Opposite Worlds: Your Utopian Dystopian Reality Show



There is no moment so exciting as the release of a new reality television show. The show could be awesome, like The Pick Up Artist, could introduce a new celebrity to the world, like Mystery on The Pick Up Artist, or could lead you to question the entire worth of the male of the human species like, well, The Pick Up Artist. Over the past few weeks Kim and I have our new reality show obsession in SyFy’s “Opposite Worlds”. (Let’s ignore the fact that a) SyFy isn’t spelled right, b) reality shows can’t really be considered science fiction and c) I will never forgive this channel for taking Mystery Science Theater 3000 off the air.)

Opposite Worlds is basically Big Brother with a twist. The show started with twelve contestants placed on two teams. One team lives in “The Future”, which basically looks like your house would if it was designed as an Apple store. Everything is white and sleek and there are flatscreen monitors and tablets everywhere. The other team lives in “The Past” where they are in what is vaguely a cave with a lot of straw and dirt. Also, the team in the past must wear brown and what appears to be a combination of body suits and animal skins at all times. In between The Past and The Future is a glass wall so both teams can look at each other at all times.

(I have to comment on the outfits. In the future everyone wears white, skin tight outfits. The women’s outfits have strategic cutouts to show significant amount of skin. The past can best be described as caveman chic. Apparently style is vitally important in what is meant to be the distant past.)

Gameplay is basic reality show fare. Both teams compete head to head in a competition to determine which team gets to choose if they live in the past or the future. This already led to one of my favorite reality moments of recent memory. In the first competition it was a one on one duel in which you would run up to a platform, grab what is meant to be similar to an electric cattle prod and then duel on the platform until someone falls off. As soon as they said the rules I told Kim “Ok, I wouldn’t even bother with the prod and just tackle the other guy when he reaches for his.” Which is exactly what Jesse did, driving his opponent off the platform and breaking his leg. This happened roughly ten minutes into the first show. Jesse was disqualified for the round but a) his team ended up winning anyway and b) the guy with the broken leg had to leave the game. But other than the first significant reality show injury I have seen in ages this is nothing more than your typical Survivor competition with the winner logically staying in the future.
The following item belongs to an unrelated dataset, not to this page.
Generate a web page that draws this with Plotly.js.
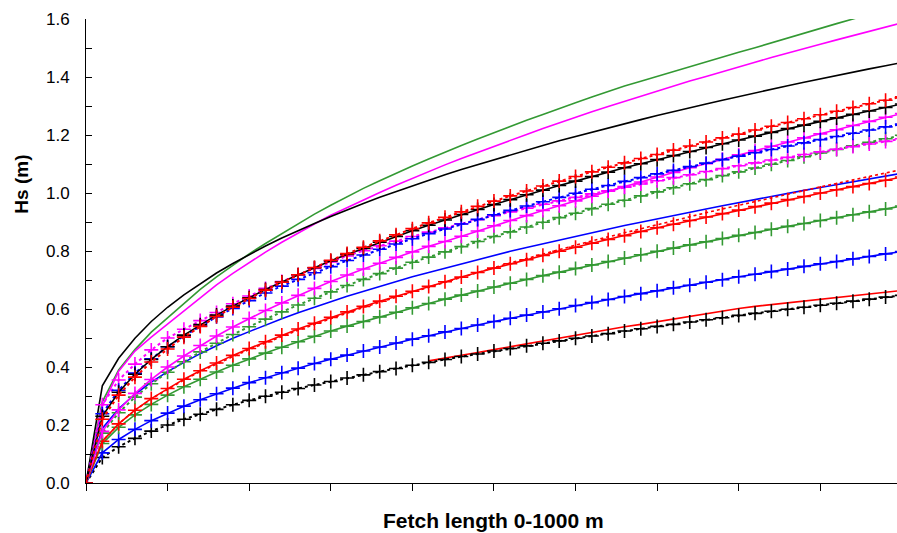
<!DOCTYPE html>
<html>
<head>
<meta charset="utf-8">
<script src="https://cdn.plot.ly/plotly-3.0.1.min.js"></script>
<style>
html,body{margin:0;padding:0;background:#fff;}
#chart{width:897px;height:533px;}
</style>
</head>
<body>
<div id="chart"></div>
<script>
// Fetch length (m)
var fetchX = [0,20,40,60,80,100,120,140,160,180,200,220,240,260,280,300,320,340,360,380,400,420,440,460,480,500,520,540,560,580,600,620,640,660,680,700,720,740,760,780,800,820,840,860,880,900,920,940,960,980,1000];
var fetchRed = [420,440,460,480,500,520,540,560,580,600,620,640,660,680,700,720,740,760,780,800,820,840,860,880,900,920,940,960,980,1000];

// Hs (m) series
var greenLine   = [0,.280,.390,.460,.520,.570,.621,.668,.711,.751,.790,.826,.860,.894,.927,.958,.988,1.016,1.042,1.068,1.093,1.117,1.141,1.164,1.186,1.208,1.230,1.251,1.271,1.292,1.311,1.331,1.350,1.369,1.385,1.402,1.418,1.434,1.451,1.468,1.485,1.501,1.518,1.535,1.551,1.567,1.584,1.600,1.616,1.632,1.648];
var magentaLine = [0,.265,.385,.455,.503,.548,.595,.638,.683,.723,.760,.796,.830,.862,.893,.923,.950,.977,1.002,1.027,1.051,1.074,1.097,1.119,1.140,1.162,1.182,1.202,1.222,1.242,1.261,1.280,1.298,1.316,1.334,1.351,1.369,1.386,1.402,1.419,1.435,1.451,1.467,1.483,1.498,1.513,1.528,1.543,1.558,1.572,1.587];
var blackLine   = [0,.335,.430,.499,.557,.606,.649,.688,.724,.757,.788,.817,.845,.871,.895,.919,.942,.964,.985,1.005,1.025,1.044,1.063,1.081,1.098,1.115,1.132,1.148,1.164,1.180,1.195,1.210,1.225,1.239,1.253,1.267,1.281,1.294,1.307,1.320,1.333,1.345,1.358,1.370,1.382,1.394,1.405,1.417,1.428,1.439,1.450];
var redPlusDot  = [0,.220,.303,.365,.417,.462,.503,.540,.574,.606,.636,.665,.692,.718,.743,.768,.791,.813,.835,.856,.877,.897,.916,.935,.954,.972,.990,1.007,1.024,1.041,1.057,1.073,1.089,1.104,1.119,1.133,1.148,1.162,1.176,1.190,1.203,1.217,1.230,1.243,1.256,1.270,1.282,1.295,1.308,1.320,1.332];
var blackPlus   = [0,.230,.313,.375,.426,.470,.510,.546,.579,.610,.639,.667,.693,.718,.742,.766,.788,.809,.830,.850,.870,.889,.907,.926,.943,.960,.977,.994,1.010,1.026,1.041,1.057,1.072,1.087,1.101,1.115,1.129,1.143,1.157,1.170,1.183,1.196,1.209,1.222,1.234,1.247,1.259,1.271,1.283,1.295,1.307];
var bluePlusDot = [0,.239,.320,.379,.428,.470,.507,.541,.573,.602,.629,.655,.679,.702,.725,.746,.767,.786,.806,.824,.842,.860,.876,.893,.909,.925,.940,.955,.970,.985,.999,1.013,1.026,1.040,1.053,1.066,1.078,1.091,1.103,1.115,1.127,1.139,1.150,1.162,1.173,1.184,1.195,1.206,1.217,1.228,1.238];
var magPlusDot  = [0,.270,.355,.410,.459,.500,.530,.560,.588,.618,.645,.671,.695,.718,.740,.762,.783,.801,.818,.834,.850,.865,.880,.894,.908,.922,.935,.948,.961,.973,.985,.997,1.008,1.020,1.031,1.042,1.053,1.063,1.074,1.084,1.094,1.104,1.114,1.123,1.133,1.142,1.151,1.160,1.169,1.178,1.187];
var magPlus     = [0,.178,.252,.309,.357,.400,.438,.474,.507,.538,.567,.595,.621,.647,.671,.695,.717,.738,.758,.778,.797,.816,.833,.851,.869,.887,.905,.922,.940,.956,.973,.989,1.006,1.022,1.038,1.055,1.071,1.087,1.101,1.116,1.132,1.146,1.161,1.176,1.190,1.204,1.218,1.233,1.247,1.261,1.274];
var blueLine    = [0,.188,.256,.306,.348,.384,.416,.446,.473,.499,.522,.545,.566,.587,.607,.625,.644,.661,.678,.695,.711,.726,.741,.756,.771,.785,.799,.812,.825,.838,.851,.863,.876,.888,.899,.911,.923,.934,.945,.956,.967,.977,.988,.998,1.009,1.019,1.029,1.039,1.048,1.058,1.068];
var redDot      = [0,.144,.204,.251,.290,.324,.355,.384,.411,.436,.460,.483,.506,.527,.547,.567,.586,.605,.623,.641,.658,.675,.692,.709,.726,.743,.759,.774,.790,.805,.820,.835,.849,.863,.878,.892,.905,.919,.932,.945,.958,.971,.984,.997,1.009,1.021,1.033,1.045,1.057,1.069,1.081];
var redPlus     = [0,.144,.204,.251,.291,.326,.358,.387,.414,.440,.464,.487,.510,.531,.551,.571,.590,.609,.627,.644,.661,.678,.694,.710,.726,.741,.756,.770,.785,.799,.813,.827,.840,.853,.867,.880,.892,.905,.917,.929,.941,.953,.965,.977,.988,1.000,1.011,1.022,1.033,1.044,1.055];
var greenPlus   = [0,.136,.192,.235,.271,.303,.332,.358,.383,.406,.428,.448,.468,.487,.506,.524,.541,.557,.573,.589,.604,.619,.634,.648,.662,.676,.689,.702,.715,.727,.740,.752,.764,.776,.787,.799,.810,.821,.832,.843,.854,.864,.875,.885,.895,.905,.915,.925,.935,.945,.955];
var greenPlusDot= [0,.172,.242,.296,.342,.382,.418,.452,.482,.512,.539,.565,.590,.614,.637,.659,.681,.702,.722,.741,.761,.779,.797,.815,.833,.850,.866,.883,.899,.915,.930,.946,.961,.975,.990,1.004,1.018,1.032,1.046,1.060,1.073,1.086,1.099,1.112,1.125,1.138,1.150,1.163,1.175,1.187,1.199];
var bluePlus    = [0,.104,.150,.185,.215,.241,.265,.287,.308,.327,.346,.363,.380,.396,.412,.427,.441,.455,.469,.483,.496,.508,.521,.533,.545,.557,.568,.579,.590,.601,.612,.622,.633,.643,.653,.663,.673,.682,.692,.701,.711,.720,.729,.738,.747,.756,.764,.773,.781,.790,.798];
var redLate     = [.421,.430,.440,.450,.460,.470,.480,.489,.500,.511,.521,.530,.539,.547,.556,.565,.575,.585,.594,.602,.609,.615,.621,.628,.634,.640,.646,.652,.658,.664];
var blackPlusDot= [0,.088,.125,.154,.179,.200,.220,.237,.254,.270,.285,.299,.313,.326,.338,.350,.362,.373,.384,.395,.406,.416,.426,.436,.445,.455,.464,.473,.482,.490,.499,.507,.515,.524,.532,.540,.547,.555,.563,.570,.578,.585,.592,.599,.606,.613,.620,.627,.634,.641,.647];

var GREEN = '#339933', MAG = '#ff00ff', BLK = '#000000', RED = '#ff0000', BLU = '#0000ff';

function plain(x, y, col, dash) {
  return {x: x, y: y, type: 'scatter', mode: 'lines',
          line: {color: col, width: 1.6, dash: dash || 'solid'}, hoverinfo: 'skip'};
}
function plus(x, y, col, dash) {
  return {x: x, y: y, type: 'scatter', mode: 'lines+markers',
          line: {color: col, width: dash === 'dot' ? 2 : 1.6, dash: dash || 'solid'},
          marker: {symbol: 'cross-thin', size: 10, color: col, line: {color: col, width: 1.6}},
          hoverinfo: 'skip'};
}

var traces = [
  plain(fetchX, greenLine, GREEN),
  plain(fetchX, magentaLine, MAG),
  plain(fetchX, blackLine, BLK),
  plain(fetchX, blueLine, BLU),
  plain(fetchX, redDot, RED, 'dot'),
  plain(fetchRed, redLate, RED),
  plus(fetchX, blackPlusDot, BLK, 'dot'),
  plus(fetchX, bluePlus, BLU),
  plus(fetchX, greenPlus, GREEN),
  plus(fetchX, redPlus, RED),
  plus(fetchX, greenPlusDot, GREEN, 'dot'),
  plus(fetchX, magPlus, MAG),
  plus(fetchX, magPlusDot, MAG, 'dot'),
  plus(fetchX, bluePlusDot, BLU, 'dot'),
  plus(fetchX, blackPlus, BLK),
  plus(fetchX, redPlusDot, RED, 'dot')
];

var FONT = 'Liberation Sans, Arial, Helvetica, sans-serif';

var layout = {
  width: 897, height: 533,
  margin: {l: 86, r: 0, t: 19, b: 50, pad: 0},
  paper_bgcolor: '#ffffff', plot_bgcolor: '#ffffff',
  showlegend: false,
  font: {family: FONT, color: '#000000'},
  xaxis: {
    range: [0, 994], showgrid: false, zeroline: false,
    showline: true, linecolor: '#000', linewidth: 1,
    ticks: 'outside', tick0: 0, dtick: 100, ticklen: 7, tickcolor: '#000', tickwidth: 1,
    showticklabels: false, fixedrange: true
  },
  xaxis2: {
    overlaying: 'x', anchor: 'y', side: 'bottom',
    range: [0, 994], showgrid: false, zeroline: false, showline: false,
    ticks: 'inside', tick0: 0, dtick: 50, ticklen: 6, tickcolor: '#000', tickwidth: 1,
    showticklabels: false, fixedrange: true
  },
  yaxis: {
    range: [0, 1.6], showgrid: false, zeroline: false,
    showline: true, linecolor: '#000', linewidth: 1,
    ticks: 'inside', tick0: 0, dtick: 0.2, ticklen: 6, tickcolor: '#000', tickwidth: 1,
    minor: {dtick: 0.1, tick0: 0, ticks: 'inside', ticklen: 6, tickcolor: '#000', tickwidth: 1},
    tickformat: '.1f', tickfont: {family: FONT, size: 17, color: '#000'},
    ticklabelstandoff: 12, fixedrange: true
  },
  annotations: [
    {text: '<b>Hs (m)</b>', xref: 'paper', yref: 'paper', x: -0.079, y: 0.645,
     xanchor: 'center', yanchor: 'middle', textangle: -90, showarrow: false,
     font: {family: FONT, size: 19, color: '#000'}},
    {text: '<b>Fetch length 0-1000 m</b>', xref: 'paper', yref: 'paper', x: 0.503, y: -0.08,
     xanchor: 'center', yanchor: 'middle', showarrow: false,
     font: {family: FONT, size: 21, color: '#000'}}
  ]
};

Plotly.newPlot('chart', traces, layout, {staticPlot: true, displayModeBar: false});
</script>
</body>
</html>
Then things get a little more interesting. Each team nominates someone to be protected and the viewers vote which of those two people will decide who from each team will compete in the “Duel of Destiny”. Yes, every single part of this show has to have some incredibly complex name as opposed to say “the elimination challenge.” So it makes it like the first season of Big Brother in that the home audience has a major say in how the game progresses. They also track Twitter through some strange algorithm to determine who are their most favorite and least favorite players in the game and they get rewarded and punished appropriately. All in all it is a pretty neat concept with a Big Brother atmosphere but where it is much tougher for one alliance or team to just dominate the game.

What makes the show work is that being in the past really does suck. Since they are filming this live the nationwide cold snap has caused the team living in the past to be miserable even in California weather. Though they aren’t roughing it by Survivor standards they are definitely at a disadvantage. But, that just makes them the underdogs and causes the viewers to vote to help them out. Likewise, playing the reality show villain role and scheming gets you punished if you are annoying while someone like Jesse who shows remorse after injuring a guy goes from being the most hated to most liked in the span of a week. Plus, you get the wonderful reality show trope of the luxury of a spa day in which two of the women get treated to luxury and the most gratuitous shots that you could have on basic cable. Replayed at least three times. Admittedly it did help drive their Twitter popularity rank.


Ok, so it isn’t high drama. It’s a dumb reality show without much in terms of strategy so far and you feel more for the contestants who are sitting there for a week in real time for two hours of television. It must be an absolutely boring shoot as it is forced isolation with no real competitions most of the time. But it is just goofy enough and the contestants are just likeable enough to make it interesting. I mean, they played a pick up game of Quidditch this week. What else can you ask for?